Several weeks later we drove up to La Paz, the capital and largest city in Baja California Sur. Situated on a large bay on the Sea of Cortez, it is a major location for many species of whales to spend the winter months birthing their calves, as well as whale sharks. A beautifully landscaped Malecon runs along the water’s edge several miles, from the Marina La Paz to Marina Palmira, with many gaily decorated shops and cafes along the nearby streets. We enjoyed walking around and soaking up the local atmosphere and stayed overnight at a cute Airbnb.
Next morning we drove out to the peninsula north of the city where the beaches were located. Balandra is touted as the most beautiful beach in Mexico, but only 400 people (cars?) are allowed in for each of two daily 4-hour sessions.
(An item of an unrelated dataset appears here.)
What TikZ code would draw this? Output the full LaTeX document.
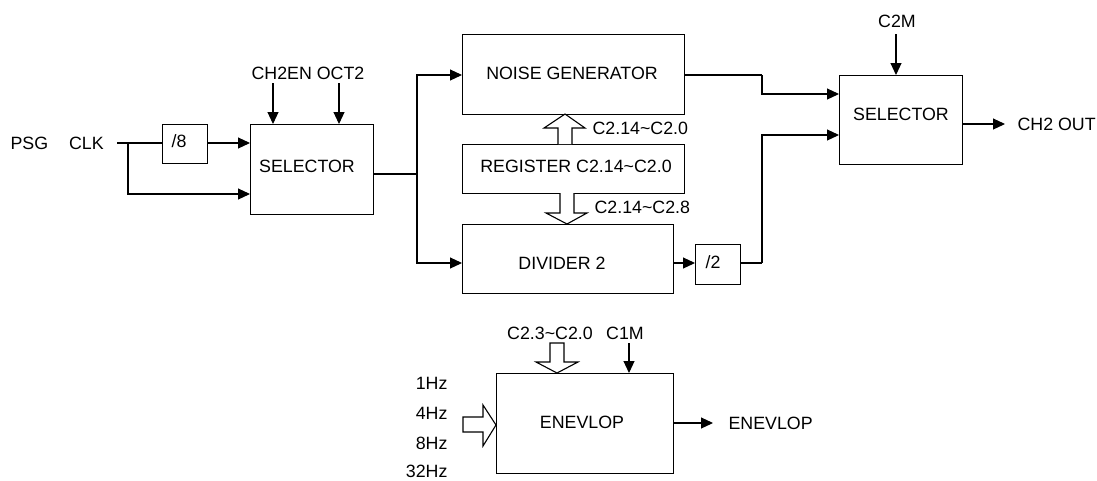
\documentclass[tikz,border=0pt]{standalone}
\usepackage{fontspec}
\setmainfont{Liberation Sans}
\usetikzlibrary{arrows.meta}
\begin{document}
\begin{tikzpicture}[x=1pt,y=-1pt,
  font=\fontsize{17.8}{21}\selectfont,
  every path/.style={line width=1.1pt},
  blk/.style={draw, line width=1.1pt, inner sep=0pt, anchor=north west},
  txt/.style={inner sep=0pt},
  arr/.style={-{Triangle[length=12pt,width=11pt]}},
  hollow/.style={draw, line width=1.1pt, fill=white, line join=miter}]
\useasboundingbox (0,0) rectangle (1097,480);

% boxes
\node[blk, minimum width=45pt, minimum height=39pt] (d8) at (162,124) {};
\node[txt] (d8t) at (179,141) {/8};
\node[blk, minimum width=123pt, minimum height=90pt] (sel1) at (250,124) {};
\node[txt] (sel1t) at (307,166) {SELECTOR};
\node[blk, minimum width=222pt, minimum height=80pt] (ng) at (462,34) {};
\node[txt] (ngt) at (572,73) {NOISE GENERATOR};
\node[blk, minimum width=222pt, minimum height=49pt] (reg) at (462,144) {};
\node[txt] (regt) at (576,166) {REGISTER C2.14\textasciitilde C2.0};
\node[blk, minimum width=211pt, minimum height=69pt] (div) at (462,224) {};
\node[txt] (divt) at (562,263) {DIVIDER 2};
\node[blk, minimum width=45pt, minimum height=40pt] (d2) at (695,244) {};
\node[txt] (d2t) at (713,262) {/2};
\node[blk, minimum width=123pt, minimum height=89pt] (sel2) at (839,75) {};
\node[txt] (sel2t) at (901,114) {SELECTOR};
\node[blk, minimum width=177pt, minimum height=100pt] (env) at (496,373) {};
\node[txt] (envt) at (582,422) {ENEVLOP};

% labels
\node[txt, anchor=west] (psg) at (10,143) {PSG\hspace{21pt}CLK};
\node[txt] (ctl1) at (308,73) {CH2EN OCT2};
\node[txt] (c2m) at (897,21) {C2M};
\node[txt, anchor=west] (lab1) at (592,128) {C2.14\textasciitilde C2.0};
\node[txt, anchor=west] (lab2) at (594,207) {C2.14\textasciitilde C2.8};
\node[txt, anchor=west] (ch2out) at (1017,124) {CH2 OUT};
\node[txt] (lab3) at (550,333) {C2.3\textasciitilde C2.0};
\node[txt] (c1m) at (625,333) {C1M};
\node[txt, anchor=east] (f1) at (448,383) {1Hz};
\node[txt, anchor=east] (f4) at (448,413) {4Hz};
\node[txt, anchor=east] (f8) at (448,443) {8Hz};
\node[txt, anchor=east] (f32) at (448,471) {32Hz};
\node[txt, anchor=west] (envout) at (728,423) {ENEVLOP};

% coordinates
\coordinate (clkin) at (117,143);
\coordinate (clkbr) at (128,143);
\coordinate (ch2en) at (273,83);
\coordinate (oct2) at (339,83);
\coordinate (split) at (417,174);
\coordinate (mid1) at (762,75);
\coordinate (mid2) at (762,263);
\coordinate (c2mt) at (896,34);
\coordinate (outtip) at (1005,124);
\coordinate (c1mt) at (629,343);
\coordinate (envtip) at (713,423);

% connectors
\draw (clkin) -- (d8.west |- clkin);
\draw[arr] (d8.east |- clkin) -- (sel1.west |- clkin);
\draw[arr] (clkbr) |- (sel1.west |- 0,194);
\draw[arr] (ch2en) -- (ch2en |- sel1.north);
\draw[arr] (oct2) -- (oct2 |- sel1.north);
\draw (sel1.east |- split) -- (split);
\draw[arr] (split) |- (ng.west |- 0,75);
\draw[arr] (split) |- (div.west |- 0,263);
\draw[arr] (div.east |- 0,263) -- (d2.west |- 0,263);
\draw (d2.east |- mid2) -- (mid2);
\draw[arr] (mid2) |- (sel2.west |- 0,135);
\draw (ng.east |- mid1) -- (mid1);
\draw[arr] (mid1) |- (sel2.west |- 0,94);
\draw[arr] (c2mt) -- (c2mt |- sel2.north);
\draw[arr] (sel2.east |- outtip) -- (outtip);
\draw[arr] (c1mt) -- (c1mt |- env.north);
\draw[arr] (env.east |- envtip) -- (envtip);

% hollow bus arrows
\draw[hollow] (558,144) -- (558,128) -- (544,128) -- (565,114) -- (585,128) -- (572,128) -- (572,144);
\draw[hollow] (560,193) -- (560,213) -- (546,213) -- (567,224) -- (587,213) -- (574,213) -- (574,193);
\draw[hollow] (550,343) -- (550,362) -- (536,362) -- (557,373) -- (578,362) -- (564,362) -- (564,343) -- cycle;
\draw[hollow] (463,417) -- (483,417) -- (483,405) -- (496,425) -- (483,446) -- (483,432) -- (463,432) -- cycle;
\end{tikzpicture}
\end{document}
Folks start lining up early for the 8am entry! Now we have seen a lot of nice beaches, and sitting in line for hours to see another? Nope. We turned right instead and drove out onto El Tecolote beach which was nice and sandy with all the cars backed right up to the beach. Hung for a while, watching the birds and kids, and then took off- heading back home.
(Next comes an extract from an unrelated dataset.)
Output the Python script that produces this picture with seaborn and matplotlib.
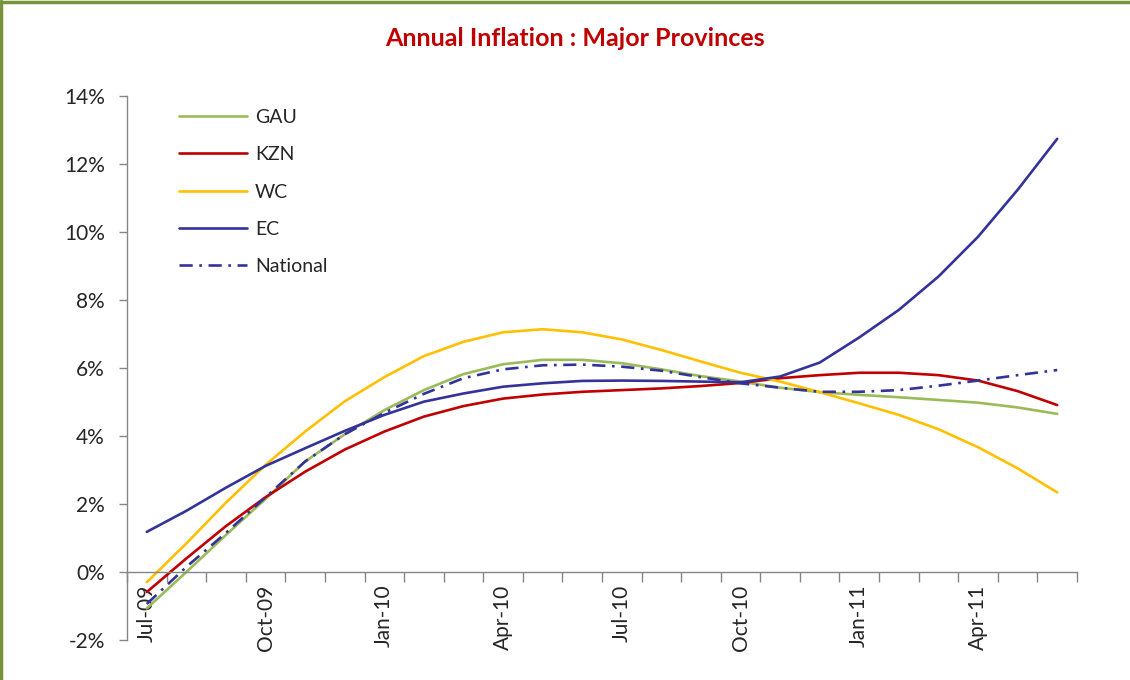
import numpy as np
import pandas as pd
import matplotlib.pyplot as plt
import matplotlib.ticker as mticker
from matplotlib.lines import Line2D
import seaborn as sns

# monthly annual inflation (%), Jul-09 .. Jun-11
months = ['Jul-09', 'Aug-09', 'Sep-09', 'Oct-09', 'Nov-09', 'Dec-09',
          'Jan-10', 'Feb-10', 'Mar-10', 'Apr-10', 'May-10', 'Jun-10',
          'Jul-10', 'Aug-10', 'Sep-10', 'Oct-10', 'Nov-10', 'Dec-10',
          'Jan-11', 'Feb-11', 'Mar-11', 'Apr-11', 'May-11', 'Jun-11']

gau = [-1.07, 0.0, 1.09, 2.15, 3.25, 4.05, 4.76, 5.35, 5.82, 6.11, 6.24, 6.24,
       6.14, 5.96, 5.76, 5.60, 5.42, 5.29, 5.21, 5.14, 5.06, 4.98, 4.84, 4.65]
kzn = [-0.59, 0.40, 1.35, 2.20, 2.95, 3.60, 4.13, 4.57, 4.88, 5.10, 5.22, 5.30,
       5.35, 5.40, 5.47, 5.56, 5.70, 5.79, 5.86, 5.86, 5.79, 5.63, 5.32, 4.91]
wc = [-0.30, 0.84, 2.04, 3.15, 4.13, 5.02, 5.73, 6.35, 6.77, 7.05, 7.14, 7.05,
      6.84, 6.53, 6.19, 5.86, 5.60, 5.29, 4.96, 4.62, 4.20, 3.67, 3.05, 2.34]
ec = [1.18, 1.80, 2.48, 3.12, 3.64, 4.15, 4.62, 5.01, 5.25, 5.45, 5.55, 5.62,
      5.63, 5.62, 5.60, 5.58, 5.75, 6.16, 6.90, 7.71, 8.69, 9.86, 11.24, 12.74]
national = [-0.94, 0.15, 1.15, 2.20, 3.25, 4.05, 4.68, 5.24, 5.70, 5.96, 6.08, 6.10,
            6.04, 5.92, 5.73, 5.55, 5.42, 5.30, 5.30, 5.35, 5.48, 5.63, 5.79, 5.94]

series_names = ['GAU', 'KZN', 'WC', 'EC', 'National']
series_values = [gau, kzn, wc, ec, national]
series_colors = ['#9BBB59', '#C00000', '#FFC000', '#333399', '#333399']

sns.set_style('white')
plt.rcParams['font.family'] = ['Lato', 'DejaVu Sans']
plt.rcParams['axes.unicode_minus'] = False

fig = plt.figure(figsize=(11.3, 6.8), dpi=100)
ax = fig.add_axes([127 / 1130, 1 - 640 / 680, 950 / 1130, 544 / 680])

x = np.arange(len(months))
for name, vals, col in zip(series_names, series_values, series_colors):
    ls = (0, (5, 2.5, 1, 2.5)) if name == 'National' else '-'
    sns.lineplot(x=x, y=vals, ax=ax, color=col, lw=1.9, linestyle=ls, label=name)

ax.set_xlim(-0.5, len(months) - 0.5)
ax.set_ylim(-2, 14)
ax.yaxis.set_major_locator(mticker.MultipleLocator(2))
ax.yaxis.set_major_formatter(mticker.PercentFormatter(decimals=0))

# category labels every quarter, tick marks between categories
ax.set_xticks(x[::3])
ax.set_xticklabels(months[::3])
ax.set_xticks(np.arange(-0.5, len(months)), minor=True)
ax.tick_params(axis='x', which='major', bottom=True, length=0, pad=9, labelsize=15,
               labelrotation=90)
ax.tick_params(axis='x', which='minor', bottom=True, length=7, width=1,
               color='#868686', direction='out')
ax.tick_params(axis='y', left=True, length=6, width=1, color='#868686', direction='out',
               labelsize=15, pad=10)

for s in ['top', 'right']:
    ax.spines[s].set_visible(False)
ax.spines['bottom'].set_position(('data', 0))
for s in ['bottom', 'left']:
    ax.spines[s].set_color('#868686')
    ax.spines[s].set_linewidth(1)
ax.set_xlabel('')
ax.set_ylabel('')

leg = ax.legend(loc='upper left', bbox_to_anchor=(0.0547, 0.976), frameon=False,
                fontsize=14, handlelength=3.5, handletextpad=0.4,
                labelspacing=1.04, borderpad=0, borderaxespad=0)

fig.text(0.509, 0.943, 'Annual Inflation : Major Provinces', ha='center', va='center',
         fontsize=18, fontweight='bold', color='#C00000')

# outer chart border (olive), top and left edges
for xs, ys in [([0.001, 0.001], [0, 0.998]), ([0.0, 1.0], [0.997, 0.997])]:
    fig.add_artist(Line2D(xs, ys, transform=fig.transFigure, color='#77933C', lw=2.5))

fig.savefig('out.png', dpi=100)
Two relaxing months went by very quickly as we settled into a routine of sorts. Up early and a quick snack – then off to the courts. Back home for coffee & breakfast. The house had a large, well-equipped kitchen so we cooked most of our meals at home, dining on the patio looking over the lower town and Sea of Cortez beyond. There was a large supermarket nearby, as well as a local fish market. But with the many choices of tasty and reasonably priced eateries nearby we dined out frequently, enjoying enchiladas, shrimp tacos, tamales and of course – margaritas!
As our time in Los Cabos, and Mexico drew to a close, we stopped off in Mexico City for a few days, staying in a tiny Airbnb very close to Alameda Central Park in the Centro zone. Restaurants and cafes of every size and price point were abundant, with long lines by mid-morning at the more popular places. We enjoyed some of the best shrimp tacos ever at a modest eatery, spending less than $10 for both of us.
I particularly loved the art work by Diego Rivera displayed at the gorgeous Palacio de Bellas Artes and the modest Museo Mural Diego Rivera. We enjoyed coffee on the 7th floor of the Sears (!) building, overlooking the area. On Saturday we encountered thousands of young men in the park – Yu-Gi-Oh and Pokémon fanboys with their books and bags of cards! Susie hooked us up with a walking tour of the area to explain the history and significance of many buildings in the Centro area.
While we were at breakfast on Sunday we noticed more and more people walking by in one direction. By the time we exited the shop the streets were mobbed, with many folks carrying banners or dressed in matching shirts and hats. It happened that the president, Andres Manuel Lopez Obrados was speaking n the square that afternoon, and hundreds of thousands of Mexicans had come out to show their support for the popular man. Everyone was happy and the mood was celebratory, so we were content with hanging around the fringes to absorb the atmosphere.
Well, once again it is time to move on. I have to say I feel in love with Mexico in a way I did not expect. The people, food & culture are just wonderful. I am sure we will be back.
But for now…back to the US to see family and friends…take care of some doctor-type stuff…and then…???